What you need to do
Identify every line in the records below that contains the word "chart", and copy each of those lines.

Material for the task

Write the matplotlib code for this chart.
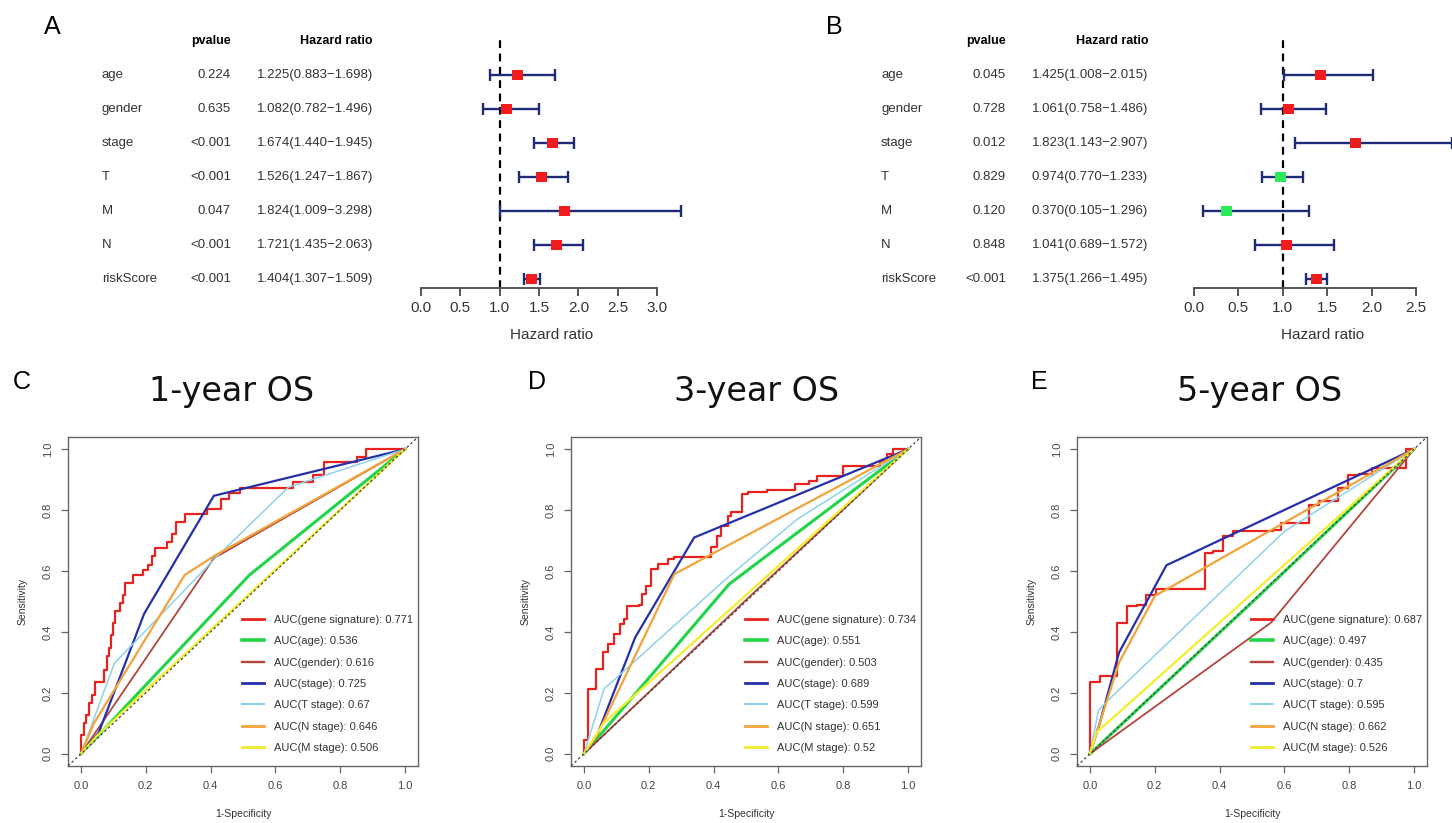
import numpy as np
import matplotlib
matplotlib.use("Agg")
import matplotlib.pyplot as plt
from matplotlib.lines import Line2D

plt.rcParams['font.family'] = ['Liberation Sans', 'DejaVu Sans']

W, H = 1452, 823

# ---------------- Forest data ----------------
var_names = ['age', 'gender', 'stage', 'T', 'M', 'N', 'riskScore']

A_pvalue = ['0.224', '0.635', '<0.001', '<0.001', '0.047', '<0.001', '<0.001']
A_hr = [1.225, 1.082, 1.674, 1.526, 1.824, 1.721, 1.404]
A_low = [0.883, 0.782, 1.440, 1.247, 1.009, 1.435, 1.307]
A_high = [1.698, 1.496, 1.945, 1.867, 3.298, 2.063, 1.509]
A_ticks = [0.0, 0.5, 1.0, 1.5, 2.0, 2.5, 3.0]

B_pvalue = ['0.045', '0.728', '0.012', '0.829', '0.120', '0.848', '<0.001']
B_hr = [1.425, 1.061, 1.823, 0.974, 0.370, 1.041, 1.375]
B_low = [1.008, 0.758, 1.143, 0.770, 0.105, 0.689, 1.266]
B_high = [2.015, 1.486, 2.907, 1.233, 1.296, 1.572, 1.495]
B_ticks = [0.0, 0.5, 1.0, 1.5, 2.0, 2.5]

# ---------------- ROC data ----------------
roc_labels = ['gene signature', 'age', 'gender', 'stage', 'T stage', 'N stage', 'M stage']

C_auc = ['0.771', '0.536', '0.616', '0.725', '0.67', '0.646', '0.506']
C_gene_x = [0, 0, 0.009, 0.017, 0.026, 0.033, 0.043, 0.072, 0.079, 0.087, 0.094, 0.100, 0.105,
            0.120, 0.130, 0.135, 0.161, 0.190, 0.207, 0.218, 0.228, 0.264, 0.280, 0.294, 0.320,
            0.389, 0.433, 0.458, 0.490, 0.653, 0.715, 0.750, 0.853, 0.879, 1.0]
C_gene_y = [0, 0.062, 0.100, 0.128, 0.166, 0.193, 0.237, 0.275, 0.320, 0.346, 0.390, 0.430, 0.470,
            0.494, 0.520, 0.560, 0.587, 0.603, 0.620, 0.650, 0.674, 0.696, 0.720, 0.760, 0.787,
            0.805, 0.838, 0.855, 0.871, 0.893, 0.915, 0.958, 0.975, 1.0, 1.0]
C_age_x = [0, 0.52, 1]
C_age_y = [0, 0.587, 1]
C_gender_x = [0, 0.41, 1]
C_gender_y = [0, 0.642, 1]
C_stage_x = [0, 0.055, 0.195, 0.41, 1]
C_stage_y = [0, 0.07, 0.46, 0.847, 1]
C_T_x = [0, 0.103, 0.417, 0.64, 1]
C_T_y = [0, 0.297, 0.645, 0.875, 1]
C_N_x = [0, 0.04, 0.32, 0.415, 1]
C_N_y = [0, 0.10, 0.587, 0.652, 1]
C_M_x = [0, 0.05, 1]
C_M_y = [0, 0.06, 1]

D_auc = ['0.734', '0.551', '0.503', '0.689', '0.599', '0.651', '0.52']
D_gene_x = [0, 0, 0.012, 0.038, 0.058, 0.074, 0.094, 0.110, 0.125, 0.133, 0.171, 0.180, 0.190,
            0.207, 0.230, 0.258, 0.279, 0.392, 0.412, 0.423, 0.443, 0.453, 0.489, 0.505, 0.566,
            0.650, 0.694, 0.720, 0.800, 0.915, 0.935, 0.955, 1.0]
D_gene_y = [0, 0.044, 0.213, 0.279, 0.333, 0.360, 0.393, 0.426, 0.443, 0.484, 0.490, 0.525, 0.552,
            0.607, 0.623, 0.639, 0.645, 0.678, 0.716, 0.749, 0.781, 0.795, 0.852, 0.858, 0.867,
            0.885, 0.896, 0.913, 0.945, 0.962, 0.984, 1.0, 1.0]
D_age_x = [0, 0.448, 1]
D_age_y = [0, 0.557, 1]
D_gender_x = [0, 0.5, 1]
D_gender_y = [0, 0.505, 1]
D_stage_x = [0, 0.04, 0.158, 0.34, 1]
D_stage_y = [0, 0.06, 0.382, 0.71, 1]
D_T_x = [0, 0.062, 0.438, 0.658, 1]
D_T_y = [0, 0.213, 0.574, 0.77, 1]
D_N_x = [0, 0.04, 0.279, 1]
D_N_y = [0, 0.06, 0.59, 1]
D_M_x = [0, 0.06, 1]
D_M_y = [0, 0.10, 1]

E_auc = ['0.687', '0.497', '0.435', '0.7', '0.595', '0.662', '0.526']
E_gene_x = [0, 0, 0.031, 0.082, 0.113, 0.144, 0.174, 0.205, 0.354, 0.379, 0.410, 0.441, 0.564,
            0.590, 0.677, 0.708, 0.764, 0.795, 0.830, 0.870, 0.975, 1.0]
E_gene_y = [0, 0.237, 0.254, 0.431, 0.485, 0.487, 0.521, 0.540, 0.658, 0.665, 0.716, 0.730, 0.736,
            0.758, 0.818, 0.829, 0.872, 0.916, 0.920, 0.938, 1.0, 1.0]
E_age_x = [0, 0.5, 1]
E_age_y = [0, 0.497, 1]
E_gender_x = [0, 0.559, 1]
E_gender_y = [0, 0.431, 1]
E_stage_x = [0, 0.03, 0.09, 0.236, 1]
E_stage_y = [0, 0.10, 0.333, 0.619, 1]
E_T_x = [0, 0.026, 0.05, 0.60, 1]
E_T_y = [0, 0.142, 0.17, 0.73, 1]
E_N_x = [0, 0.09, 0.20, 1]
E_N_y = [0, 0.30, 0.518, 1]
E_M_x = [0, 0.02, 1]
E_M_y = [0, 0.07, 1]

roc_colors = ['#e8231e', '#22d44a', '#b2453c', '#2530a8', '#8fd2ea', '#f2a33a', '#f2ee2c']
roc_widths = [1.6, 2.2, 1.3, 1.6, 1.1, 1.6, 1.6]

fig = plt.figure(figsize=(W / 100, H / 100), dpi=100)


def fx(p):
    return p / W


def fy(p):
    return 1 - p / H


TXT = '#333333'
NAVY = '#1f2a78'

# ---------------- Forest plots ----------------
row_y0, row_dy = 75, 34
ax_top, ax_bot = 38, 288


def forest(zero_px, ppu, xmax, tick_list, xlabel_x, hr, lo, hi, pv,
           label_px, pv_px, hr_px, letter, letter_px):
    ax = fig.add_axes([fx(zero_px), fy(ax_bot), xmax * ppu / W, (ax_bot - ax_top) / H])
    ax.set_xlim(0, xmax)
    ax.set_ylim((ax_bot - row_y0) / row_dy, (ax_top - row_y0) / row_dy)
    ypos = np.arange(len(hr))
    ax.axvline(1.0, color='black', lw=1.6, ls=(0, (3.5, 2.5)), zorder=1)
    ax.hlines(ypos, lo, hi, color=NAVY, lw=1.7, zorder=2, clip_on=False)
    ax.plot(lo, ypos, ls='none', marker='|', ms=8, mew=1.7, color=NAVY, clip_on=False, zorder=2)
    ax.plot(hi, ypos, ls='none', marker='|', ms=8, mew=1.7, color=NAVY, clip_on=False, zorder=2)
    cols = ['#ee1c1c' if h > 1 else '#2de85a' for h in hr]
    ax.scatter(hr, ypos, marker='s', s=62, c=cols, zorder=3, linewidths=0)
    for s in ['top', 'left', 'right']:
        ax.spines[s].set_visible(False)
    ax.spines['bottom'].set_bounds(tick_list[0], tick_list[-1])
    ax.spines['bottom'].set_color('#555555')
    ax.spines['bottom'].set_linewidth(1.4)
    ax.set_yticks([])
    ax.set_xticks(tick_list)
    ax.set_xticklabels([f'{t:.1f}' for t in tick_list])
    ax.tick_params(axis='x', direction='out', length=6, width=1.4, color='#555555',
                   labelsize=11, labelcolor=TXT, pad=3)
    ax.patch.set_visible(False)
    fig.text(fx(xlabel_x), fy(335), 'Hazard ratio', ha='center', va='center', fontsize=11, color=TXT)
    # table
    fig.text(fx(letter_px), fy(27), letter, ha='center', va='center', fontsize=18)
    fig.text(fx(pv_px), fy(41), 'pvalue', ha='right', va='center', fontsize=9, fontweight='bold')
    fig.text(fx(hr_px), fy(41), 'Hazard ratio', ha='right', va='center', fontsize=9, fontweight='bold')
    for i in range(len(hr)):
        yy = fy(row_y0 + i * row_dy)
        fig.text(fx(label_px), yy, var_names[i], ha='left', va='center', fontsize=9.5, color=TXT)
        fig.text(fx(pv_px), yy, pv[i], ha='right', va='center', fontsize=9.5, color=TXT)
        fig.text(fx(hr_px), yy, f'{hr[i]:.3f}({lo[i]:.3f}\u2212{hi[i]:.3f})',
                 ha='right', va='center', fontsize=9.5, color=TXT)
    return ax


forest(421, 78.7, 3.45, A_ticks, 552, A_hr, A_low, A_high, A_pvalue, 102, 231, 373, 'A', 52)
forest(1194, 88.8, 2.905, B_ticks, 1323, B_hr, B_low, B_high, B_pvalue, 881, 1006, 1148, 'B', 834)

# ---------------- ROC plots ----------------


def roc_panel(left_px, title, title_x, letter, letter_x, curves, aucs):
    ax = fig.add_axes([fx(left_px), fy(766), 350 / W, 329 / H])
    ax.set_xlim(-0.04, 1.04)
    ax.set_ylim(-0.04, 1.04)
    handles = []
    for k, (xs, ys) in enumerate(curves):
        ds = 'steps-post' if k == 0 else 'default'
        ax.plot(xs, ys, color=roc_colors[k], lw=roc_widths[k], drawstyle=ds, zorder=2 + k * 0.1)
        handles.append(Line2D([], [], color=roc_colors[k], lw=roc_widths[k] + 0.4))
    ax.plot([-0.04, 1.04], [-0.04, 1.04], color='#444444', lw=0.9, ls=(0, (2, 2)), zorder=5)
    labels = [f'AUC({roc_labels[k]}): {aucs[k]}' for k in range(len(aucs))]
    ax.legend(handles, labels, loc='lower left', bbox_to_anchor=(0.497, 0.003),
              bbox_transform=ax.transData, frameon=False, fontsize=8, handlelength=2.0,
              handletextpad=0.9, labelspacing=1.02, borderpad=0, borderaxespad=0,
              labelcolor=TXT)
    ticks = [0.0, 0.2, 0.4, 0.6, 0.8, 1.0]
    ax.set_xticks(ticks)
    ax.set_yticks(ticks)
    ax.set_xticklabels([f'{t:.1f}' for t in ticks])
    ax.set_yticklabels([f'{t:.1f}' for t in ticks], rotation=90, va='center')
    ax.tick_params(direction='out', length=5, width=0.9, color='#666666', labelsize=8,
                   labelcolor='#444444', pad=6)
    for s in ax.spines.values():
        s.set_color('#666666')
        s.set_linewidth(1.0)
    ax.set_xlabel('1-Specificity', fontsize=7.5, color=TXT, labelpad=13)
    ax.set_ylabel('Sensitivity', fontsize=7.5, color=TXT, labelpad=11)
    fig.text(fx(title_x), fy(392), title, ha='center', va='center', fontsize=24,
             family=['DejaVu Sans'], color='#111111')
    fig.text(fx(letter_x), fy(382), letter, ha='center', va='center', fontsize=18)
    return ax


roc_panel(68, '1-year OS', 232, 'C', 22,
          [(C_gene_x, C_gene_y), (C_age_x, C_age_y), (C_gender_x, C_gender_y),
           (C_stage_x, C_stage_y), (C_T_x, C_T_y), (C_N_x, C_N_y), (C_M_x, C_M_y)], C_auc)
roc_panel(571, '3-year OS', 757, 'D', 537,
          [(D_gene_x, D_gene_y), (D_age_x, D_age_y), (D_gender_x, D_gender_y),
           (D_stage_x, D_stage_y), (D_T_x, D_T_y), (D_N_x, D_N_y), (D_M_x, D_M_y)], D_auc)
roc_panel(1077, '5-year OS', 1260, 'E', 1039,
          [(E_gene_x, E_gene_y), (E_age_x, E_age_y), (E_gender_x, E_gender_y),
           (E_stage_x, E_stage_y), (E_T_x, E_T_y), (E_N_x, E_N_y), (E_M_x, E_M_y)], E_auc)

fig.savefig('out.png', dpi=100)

--

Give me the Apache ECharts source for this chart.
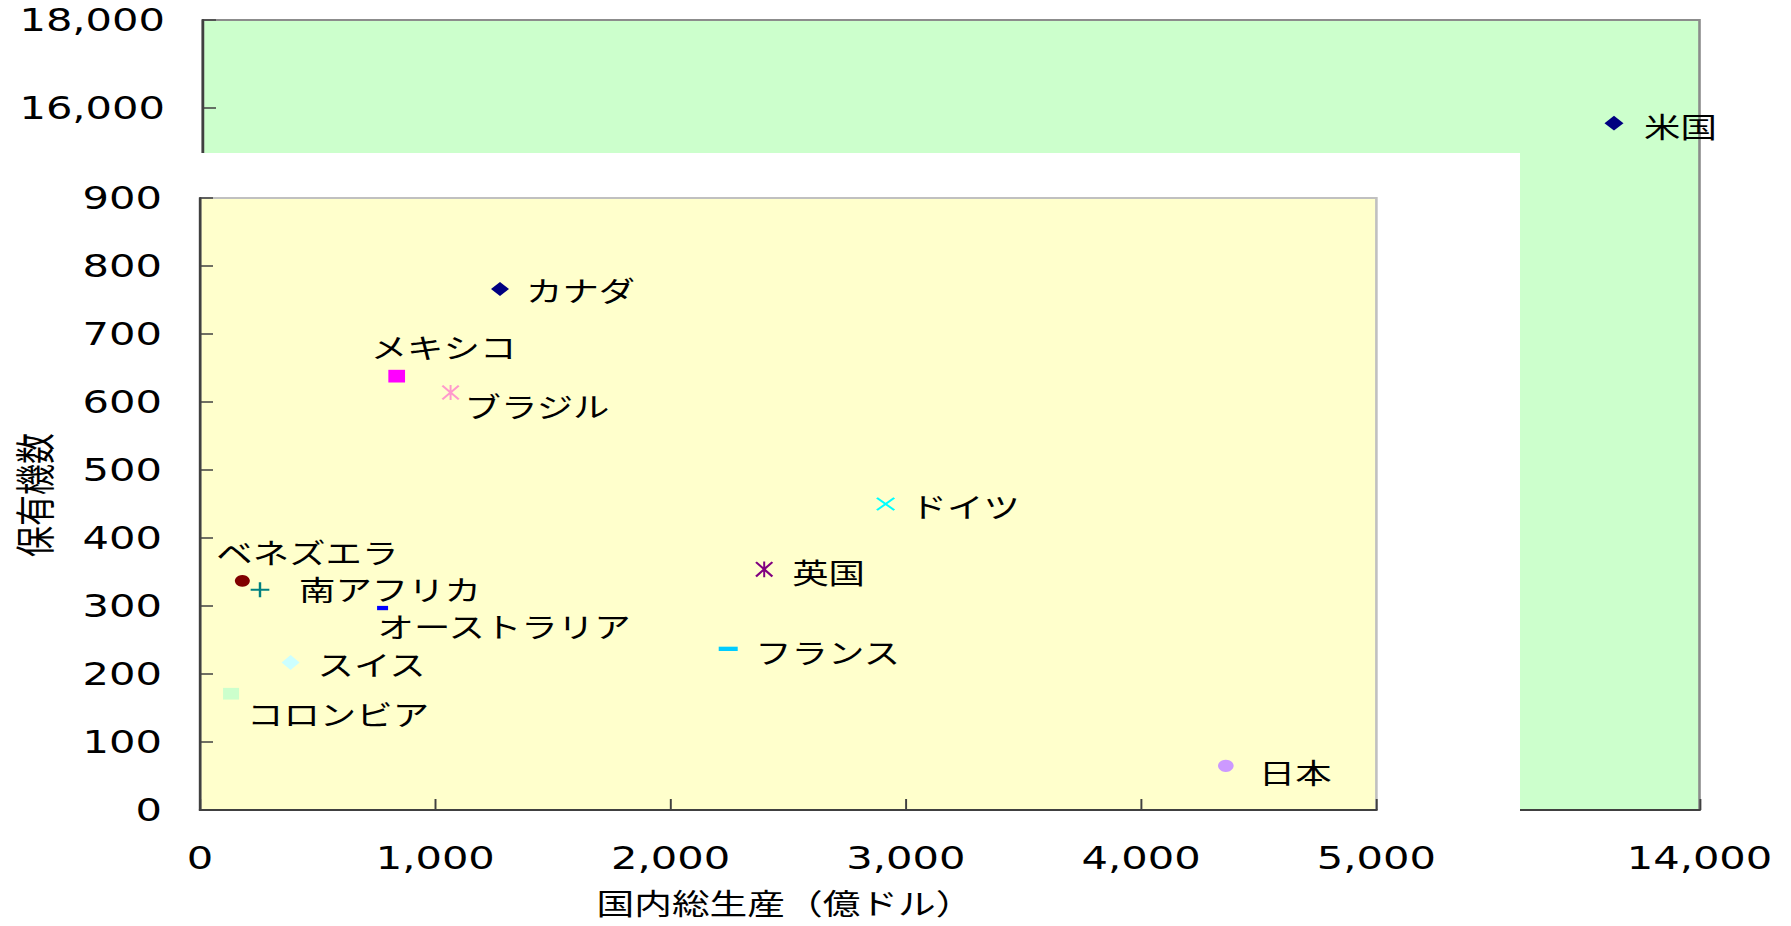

Complete answer
Write the matplotlib code for this chart.
Give me the Apache ECharts source for this chart.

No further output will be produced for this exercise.